Work to do :: With the pictures left out, copy the listing below exactly.

─── Provided entries ───

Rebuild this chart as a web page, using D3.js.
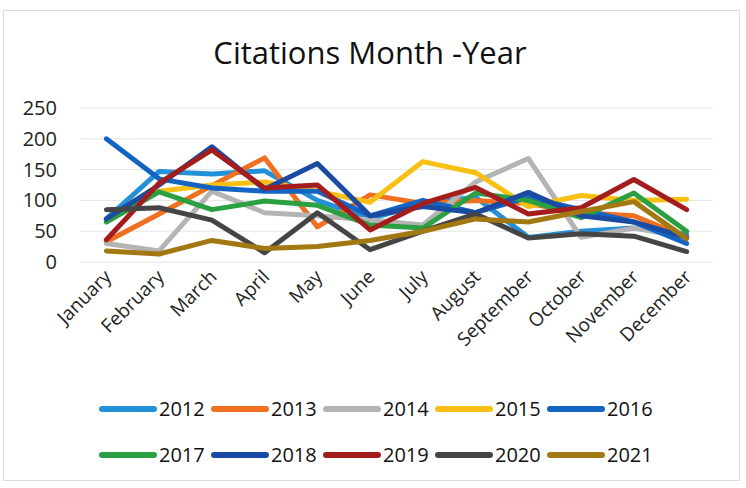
<!DOCTYPE html>
<html>
<head>
<meta charset="utf-8">
<script src="https://cdn.jsdelivr.net/npm/d3@7"></script>
<style>
  html, body { margin: 0; padding: 0; background: #ffffff; }
  svg { display: block; }
</style>
</head>
<body>
<svg id="chart" width="746" height="488"></svg>
<script>
const months = ["January","February","March","April","May","June","July","August","September","October","November","December"];
const years = ["2012","2013","2014","2015","2016","2017","2018","2019","2020","2021"];
const yTicks = [0, 50, 100, 150, 200, 250];

const s2012 = [70, 147, 143, 148, 100, 70, 95, 105, 40, 50, 55, 45];
const s2013 = [33, 78, 124, 169, 57, 109, 95, 100, 95, 80, 75, 40];
const s2014 = [30, 18, 115, 80, 75, 68, 60, 130, 168, 40, 55, 40];
const s2015 = [70, 115, 125, 130, 115, 97, 163, 145, 90, 108, 100, 102];
const s2016 = [200, 135, 120, 115, 115, 75, 100, 80, 105, 85, 65, 30];
const s2017 = [65, 114, 85, 99, 92, 60, 55, 112, 100, 72, 112, 50];
const s2018 = [70, 125, 187, 118, 160, 75, 90, 80, 113, 75, 65, 40];
const s2019 = [36, 128, 182, 120, 125, 52, 95, 121, 78, 88, 134, 85];
const s2020 = [85, 88, 68, 15, 80, 20, 50, 78, 39, 46, 42, 17];
const s2021 = [18, 13, 35, 22, 25, 35, 50, 70, 65, 82, 98, 38];

const seriesValues = [s2012, s2013, s2014, s2015, s2016, s2017, s2018, s2019, s2020, s2021];
const colors = ["#2391d8", "#f07020", "#b4b4b4", "#f8c014", "#1464c4", "#2ba043", "#1a4aa2", "#a51c1c", "#454545", "#a27812"];

const series = years.map((y, i) => ({ name: y, values: seriesValues[i], color: colors[i] }));

const svg = d3.select("#chart");
const FONT = "'Open Sans', 'Liberation Sans', sans-serif";

// chart border
svg.append("rect").attr("x", 3.5).attr("y", 10.5).attr("width", 736).attr("height", 470)
  .attr("fill", "#fff").attr("stroke", "#dcdcdc").attr("stroke-width", 1);

// title
svg.append("text").attr("x", 370).attr("y", 64).attr("text-anchor", "middle")
  .attr("font-family", FONT).attr("font-size", 31).attr("fill", "#111")
  .text("Citations Month -Year");

const x = d3.scaleBand().domain(months).range([80, 713]);
const y = d3.scaleLinear().domain([0, 250]).range([262, 108]);

// gridlines
svg.append("g").selectAll("line").data(yTicks).join("line")
  .attr("x1", 80).attr("x2", 713)
  .attr("y1", d => y(d)).attr("y2", d => y(d))
  .attr("stroke", "#e4e4e4").attr("stroke-width", 1);

// y axis
const yAxis = svg.append("g").attr("transform", "translate(57,0)")
  .call(d3.axisLeft(y).tickValues(yTicks).tickSize(0).tickPadding(0));
yAxis.select(".domain").remove();
yAxis.selectAll("text").attr("font-family", FONT).attr("font-size", 20).attr("fill", "#222");

// x axis
const xAxis = svg.append("g").attr("transform", "translate(0,262)")
  .call(d3.axisBottom(x).tickSize(0).tickPadding(0));
xAxis.select(".domain").remove();
xAxis.selectAll("text")
  .attr("font-family", FONT).attr("font-size", 19).attr("fill", "#222")
  .attr("text-anchor", "end")
  .attr("dy", 0)
  .attr("transform", "translate(6,16) rotate(-45)");

// lines
const line = d3.line().x((d, i) => x(months[i]) + x.bandwidth() / 2).y(d => y(d));
svg.append("g").selectAll("path").data(series).join("path")
  .attr("d", d => line(d.values))
  .attr("fill", "none")
  .attr("stroke", d => d.color)
  .attr("stroke-width", 5)
  .attr("stroke-linejoin", "round")
  .attr("stroke-linecap", "round");

// legend
const leg = svg.append("g");
series.forEach((s, i) => {
  const col = i % 5, row = Math.floor(i / 5);
  const lx = 100 + col * 112, ly = 409 + row * 46;
  leg.append("line").attr("x1", lx + 2).attr("x2", lx + 54).attr("y1", ly).attr("y2", ly)
    .attr("stroke", s.color).attr("stroke-width", 6).attr("stroke-linecap", "round");
  leg.append("text").attr("x", lx + 59).attr("y", ly + 7)
    .attr("font-family", FONT).attr("font-size", 20).attr("fill", "#111")
    .text(s.name);
});
</script>
</body>
</html>
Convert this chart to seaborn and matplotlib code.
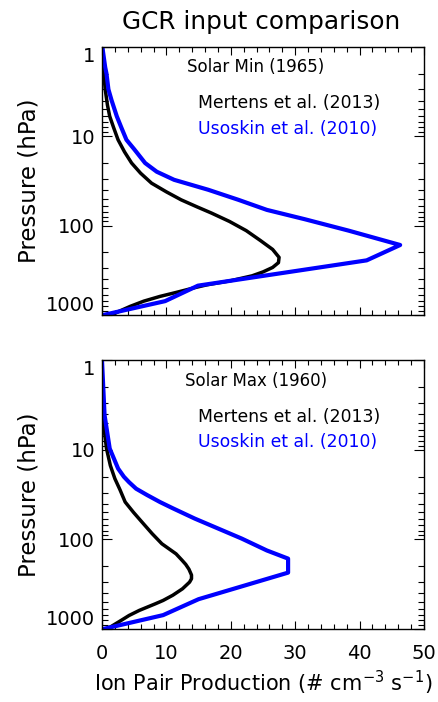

───

Solution ::
Rebuild this chart as a web page, using D3.js.
<!DOCTYPE html>
<html>
<head>
<meta charset="utf-8">
<script src="https://cdn.jsdelivr.net/npm/d3@7"></script>
<style>
  html, body { margin: 0; padding: 0; background: #ffffff; }
  svg { display: block; }
</style>
</head>
<body>
<svg id="chart" width="746" height="488"></svg>
<script>
const months = ["January","February","March","April","May","June","July","August","September","October","November","December"];
const years = ["2012","2013","2014","2015","2016","2017","2018","2019","2020","2021"];
const yTicks = [0, 50, 100, 150, 200, 250];

const s2012 = [70, 147, 143, 148, 100, 70, 95, 105, 40, 50, 55, 45];
const s2013 = [33, 78, 124, 169, 57, 109, 95, 100, 95, 80, 75, 40];
const s2014 = [30, 18, 115, 80, 75, 68, 60, 130, 168, 40, 55, 40];
const s2015 = [70, 115, 125, 130, 115, 97, 163, 145, 90, 108, 100, 102];
const s2016 = [200, 135, 120, 115, 115, 75, 100, 80, 105, 85, 65, 30];
const s2017 = [65, 114, 85, 99, 92, 60, 55, 112, 100, 72, 112, 50];
const s2018 = [70, 125, 187, 118, 160, 75, 90, 80, 113, 75, 65, 40];
const s2019 = [36, 128, 182, 120, 125, 52, 95, 121, 78, 88, 134, 85];
const s2020 = [85, 88, 68, 15, 80, 20, 50, 78, 39, 46, 42, 17];
const s2021 = [18, 13, 35, 22, 25, 35, 50, 70, 65, 82, 98, 38];

const seriesValues = [s2012, s2013, s2014, s2015, s2016, s2017, s2018, s2019, s2020, s2021];
const colors = ["#2391d8", "#f07020", "#b4b4b4", "#f8c014", "#1464c4", "#2ba043", "#1a4aa2", "#a51c1c", "#454545", "#a27812"];

const series = years.map((y, i) => ({ name: y, values: seriesValues[i], color: colors[i] }));

const svg = d3.select("#chart");
const FONT = "'Open Sans', 'Liberation Sans', sans-serif";

// chart border
svg.append("rect").attr("x", 3.5).attr("y", 10.5).attr("width", 736).attr("height", 470)
  .attr("fill", "#fff").attr("stroke", "#dcdcdc").attr("stroke-width", 1);

// title
svg.append("text").attr("x", 370).attr("y", 64).attr("text-anchor", "middle")
  .attr("font-family", FONT).attr("font-size", 31).attr("fill", "#111")
  .text("Citations Month -Year");

const x = d3.scaleBand().domain(months).range([80, 713]);
const y = d3.scaleLinear().domain([0, 250]).range([262, 108]);

// gridlines
svg.append("g").selectAll("line").data(yTicks).join("line")
  .attr("x1", 80).attr("x2", 713)
  .attr("y1", d => y(d)).attr("y2", d => y(d))
  .attr("stroke", "#e4e4e4").attr("stroke-width", 1);

// y axis
const yAxis = svg.append("g").attr("transform", "translate(57,0)")
  .call(d3.axisLeft(y).tickValues(yTicks).tickSize(0).tickPadding(0));
yAxis.select(".domain").remove();
yAxis.selectAll("text").attr("font-family", FONT).attr("font-size", 20).attr("fill", "#222");

// x axis
const xAxis = svg.append("g").attr("transform", "translate(0,262)")
  .call(d3.axisBottom(x).tickSize(0).tickPadding(0));
xAxis.select(".domain").remove();
xAxis.selectAll("text")
  .attr("font-family", FONT).attr("font-size", 19).attr("fill", "#222")
  .attr("text-anchor", "end")
  .attr("dy", 0)
  .attr("transform", "translate(6,16) rotate(-45)");

// lines
const line = d3.line().x((d, i) => x(months[i]) + x.bandwidth() / 2).y(d => y(d));
svg.append("g").selectAll("path").data(series).join("path")
  .attr("d", d => line(d.values))
  .attr("fill", "none")
  .attr("stroke", d => d.color)
  .attr("stroke-width", 5)
  .attr("stroke-linejoin", "round")
  .attr("stroke-linecap", "round");

// legend
const leg = svg.append("g");
series.forEach((s, i) => {
  const col = i % 5, row = Math.floor(i / 5);
  const lx = 100 + col * 112, ly = 409 + row * 46;
  leg.append("line").attr("x1", lx + 2).attr("x2", lx + 54).attr("y1", ly).attr("y2", ly)
    .attr("stroke", s.color).attr("stroke-width", 6).attr("stroke-linecap", "round");
  leg.append("text").attr("x", lx + 59).attr("y", ly + 7)
    .attr("font-family", FONT).attr("font-size", 20).attr("fill", "#111")
    .text(s.name);
});
</script>
</body>
</html>
Convert this chart to seaborn and matplotlib code.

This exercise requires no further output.